Portugal’s second-largest city has much more to offer than its famous fortified wine, port. Situated on the coast where the river Douro flows into the Atlantic, Porto offers history, spectacular scenery and some of the best of Portuguese cuisine.
Central Porto was classified as a Unesco World Heritage Site in 1996 and is known for its medieval buildings and gilt wood-decorated baroque churches. A stroll through the city’s cobbled streets might take you past the neo-gothic Livraria Lello & Irmão, one of Portugal’s oldest bookshops, founded in 1881 and in its current form since 1906. The library-esque bookshop combines art nouveau and art deco styles as designed by 19th-century engineer Francisco Xavier Esteves, and attracts both tourists and locals.
However, the city is far from stuck in the past. Recent architectural additions include the impressive, angular Casa da Música, Porto’s modern concert hall. Designed by Dutch architect Rem Koolhaas, the white concrete building opened in 2005 and today its 1,238-seat and 300-seat auditoriums host four in-house ensembles.
The city to buy in
Portugal’s housing market hasn’t fully recovered from the post-economic crisis slump, but prices are on the rise. In their latest report, the UK’s Royal Institution of Chartered Surveyors and Portuguese data provider Confidencial Imobiliário have predicted Portugal’s market will grow by 5 per cent over the next 12 months — and Porto is the city with the strongest forecasts for house price rises this year.
That said, property in the city still costs less than in Lisbon, according to the INE, the Portuguese statistical institution. Cost per square metre in Lisbon rose to €2,438 in the fourth quarter of 2017, compared with €1,307 in Porto.
Unlike Lisbon — where one of whose most popular beaches, Praia de Carcavelos, is half an hour away by train — Porto’s beaches are within easy reach of the city centre.
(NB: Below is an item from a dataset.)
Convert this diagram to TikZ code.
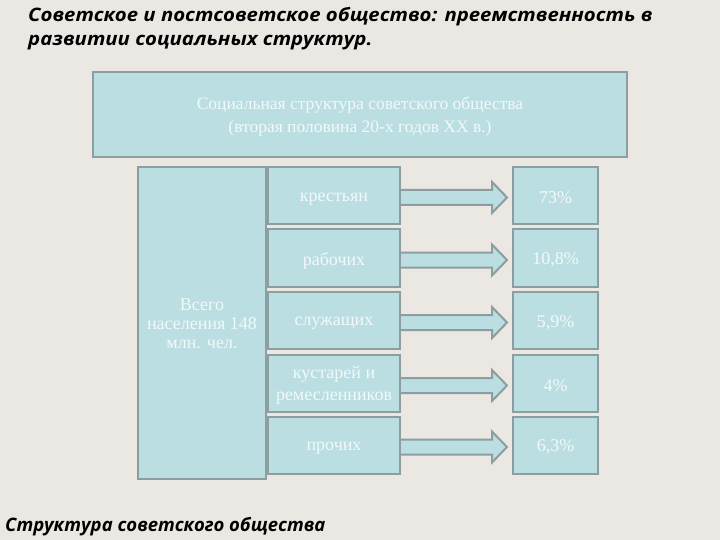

Locals sunbathe on the sandy beaches at Foz do Douro, a 10-minute bus ride from the centre.
The Blue Flag beaches offer unpolluted waters for a dip, and the five-mile stretch to the nearby city of Matosinhos makes for a scenic coastal walk. Back in Porto in the evening, locals head to seafood restaurants, such as the Michelin-starred Pedro Lemos in Old Foz or the quaint seafront Casa de Pasto da Palmeira, which changes its menu of small dishes daily.
A place with a view
With its terracotta rooftops and six bridges, Porto has some attractive vistas, and there are many miradouros, or lookouts, from which to take in the city. One of the best is the miradouro da Vitória in the old Jewish quarter, where you can look over the river Douro and the iron Ponte Dom Luís I bridge, which links Porto to the city of Vila Nova de Gaia. The bridge was designed by Théophile Seyrig, a disciple of French engineer Gustave Eiffel, whose own design for the bridge was rejected.
Porto is known for its tripeiros, those inhabitants who indulge in the local speciality, tripas à moda do Porto. Some versions of this mix of tripe, white beans and sausages even include a pig’s ear.
Some of the best offal can be found in the city centre — head to Restaurante Escondidinho, which is known for its traditional tripas — but Porto has several Michelin-starred restaurants offering modern Portuguese fine dining. The two-starred Yeatman Hotel serves head chef Ricardo Costa’s new wave versions of Portuguese cuisine, while the one-starred Antiqvvm provides diners with a spectacular view of the Douro.